SOURCE MATERIAL -
━━━━━━━━

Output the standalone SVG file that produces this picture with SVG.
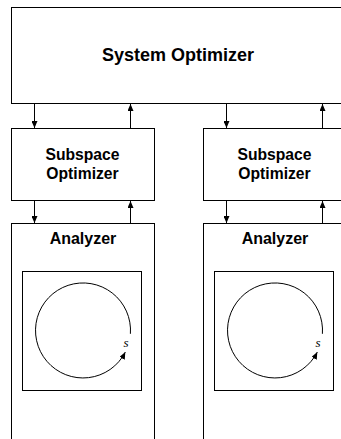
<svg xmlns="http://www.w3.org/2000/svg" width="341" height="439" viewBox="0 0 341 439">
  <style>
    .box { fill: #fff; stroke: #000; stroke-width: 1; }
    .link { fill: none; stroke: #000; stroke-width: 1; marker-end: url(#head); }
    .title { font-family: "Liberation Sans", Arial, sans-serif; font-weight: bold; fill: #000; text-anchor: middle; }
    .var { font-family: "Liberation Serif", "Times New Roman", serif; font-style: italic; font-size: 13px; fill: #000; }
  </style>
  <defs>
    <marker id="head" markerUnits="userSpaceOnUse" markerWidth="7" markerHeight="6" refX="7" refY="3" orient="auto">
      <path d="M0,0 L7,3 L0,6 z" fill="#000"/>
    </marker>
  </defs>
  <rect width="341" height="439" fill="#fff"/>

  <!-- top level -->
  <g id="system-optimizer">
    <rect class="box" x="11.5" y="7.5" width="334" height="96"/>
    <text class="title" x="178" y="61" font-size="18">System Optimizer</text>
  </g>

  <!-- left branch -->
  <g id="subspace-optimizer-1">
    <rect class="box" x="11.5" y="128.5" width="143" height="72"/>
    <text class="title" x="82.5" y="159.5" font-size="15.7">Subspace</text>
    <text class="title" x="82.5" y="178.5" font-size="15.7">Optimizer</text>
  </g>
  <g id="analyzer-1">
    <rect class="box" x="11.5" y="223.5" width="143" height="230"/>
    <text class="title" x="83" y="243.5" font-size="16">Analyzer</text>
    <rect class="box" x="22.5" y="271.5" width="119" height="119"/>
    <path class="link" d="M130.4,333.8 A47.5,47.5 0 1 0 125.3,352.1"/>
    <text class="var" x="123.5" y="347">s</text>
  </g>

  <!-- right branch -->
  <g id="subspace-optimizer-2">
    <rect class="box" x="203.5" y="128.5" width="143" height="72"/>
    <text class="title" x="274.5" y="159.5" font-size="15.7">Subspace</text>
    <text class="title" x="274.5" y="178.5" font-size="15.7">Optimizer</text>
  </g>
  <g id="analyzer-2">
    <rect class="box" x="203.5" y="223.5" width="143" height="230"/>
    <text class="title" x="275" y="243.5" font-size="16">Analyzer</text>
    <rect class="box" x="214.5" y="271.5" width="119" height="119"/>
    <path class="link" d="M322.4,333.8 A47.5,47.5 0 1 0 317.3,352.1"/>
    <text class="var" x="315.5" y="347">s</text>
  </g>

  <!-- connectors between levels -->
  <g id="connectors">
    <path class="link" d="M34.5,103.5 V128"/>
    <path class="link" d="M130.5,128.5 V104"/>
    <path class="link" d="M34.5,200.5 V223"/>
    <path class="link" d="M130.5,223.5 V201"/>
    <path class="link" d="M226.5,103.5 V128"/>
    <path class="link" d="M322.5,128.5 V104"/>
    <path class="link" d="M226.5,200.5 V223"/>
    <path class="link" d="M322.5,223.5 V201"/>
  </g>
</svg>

━━━━━━━━

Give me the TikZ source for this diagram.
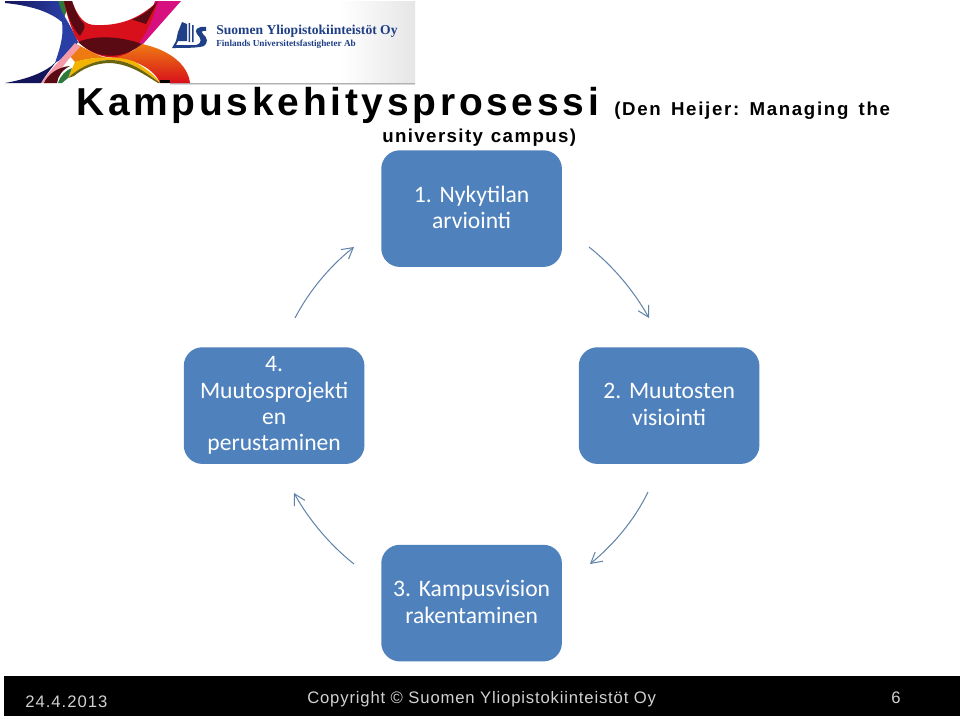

━━━━━━━━

Out of the records, collect only those lines that contain the string "this".

Output the standalone SVG file that produces this picture with SVG.
Give me the TikZ source for this diagram.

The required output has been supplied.